After taking some pictures and shaking some hands I began to move to (or was drawn to) where I thought the heart of the matter wasthe reserved seating area directly in front of the guest speakers platform. Behind and somewhat above the platform was the Wall at just about the center of its shrouded length. All along and in front of the Wall was a variety of flag-bearing color guard from every branch of the services. Most of them were dressed in some kind of crisp uniform. Their assignment and honor was to pull the black plastic shroud off the Wall at the high point of the day. There was a simmering tension and expectation around all of this. I felt a genuine and precise sense of theatrics and drama. The kind that moves and connects people but does not manipulate them-a rare experience indeed in present day American public life.

The reserved seating area was set-up to accommodate a handful of very special people. Unlike the speakers platform this area had, as far as I could discern, no seats for hot-air masters or opportunists of any kind. The seats in this area seemed to be filled by some of those who lost everything at a very young age. The seats in this area seemed to be filled by those who paid (and will continue to pay until the end of their lives) the ultimate bottom line price when the real bill came in.

Barbara G. Moran and Barbara Steere are two such people. They are Mother and Daughter respectively. What they lost and sacrificed respectively was their thirty-two year old Husband and Father-Master Sgt. Bernard J. Moran. On December 12, 1971 Moran was in a helicopter that was shot down. That would be less than two weeks before Christmas and the first of many more that he might have celebrated with his immediate family and otherwise. The crushing loss, in other words, does not end on December 12, 1971. It reverberates until all who loved him are gone...And this is just one tragic Wall story in 58,000.
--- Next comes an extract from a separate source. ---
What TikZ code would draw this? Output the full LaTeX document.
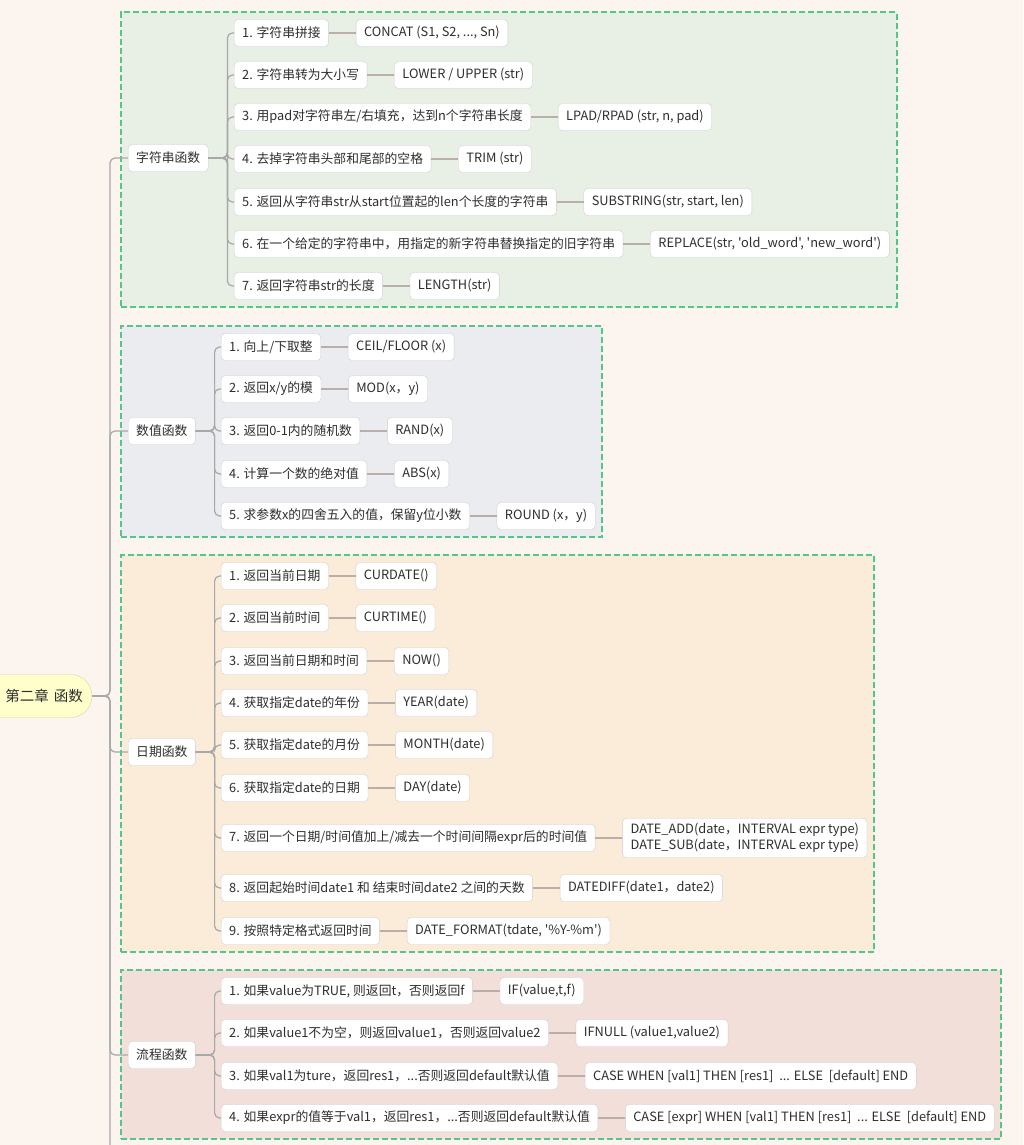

It seems that one of the true keys to understanding any historical event is to have taken a part in it or to have been otherwise directly effected by it. You have to be close to it in one way or another. Mountains of books and eons of research might bring you to the staging area of the true horror/action but you will never know the peak. Ernest Hemingway wrote that not being in combat was “A Way You’ll Never Be.” And not having one of your loved ones killed in combat seems to be just about the same thing. You can’t know it. You can’t feel it. But those killed in combat and the loved ones left behind are almost one in the same in that those left behind are Shadow Casualties. Do the death math and the numbers expand and multiply ad infinitum. If the Shadow Casualty math were applied to the Wall (original or replica) it would probably ring the earth several million times over. And the tide of pain and sorrow would rise and fall accordingly. Such is the deep penetrating grief of war. 58,000 American souls, many just out of high school or drop-outs thereof. They had no other priorities than serving their country and getting back home to their families and friends with the basic hope of living out the full arc of their lives which was so violently denied them...Rest in Peace.

Author’s Note: In spite of my theory about books and research I would like to suggest a small sampling of the American Vietnam War canon: A Rumor of War by Philip Caputo. Born On The Fourth Of July by Ron Kovic. Fields Of Fire by James Webb. The Things They Carried by Tim O’Brien. Dispatches by Michael Herr. These books cannot be rated in a best of order for they are all excellent due to their authors singular talents and experiences in the Vietnam Conflict. There are many other masterpieces-minor and major-concerning this time and place but they are too numerous to list. Reading any one of them may help the reader and/or student of history to understand the Wall memorial a bit more than he or she had previously.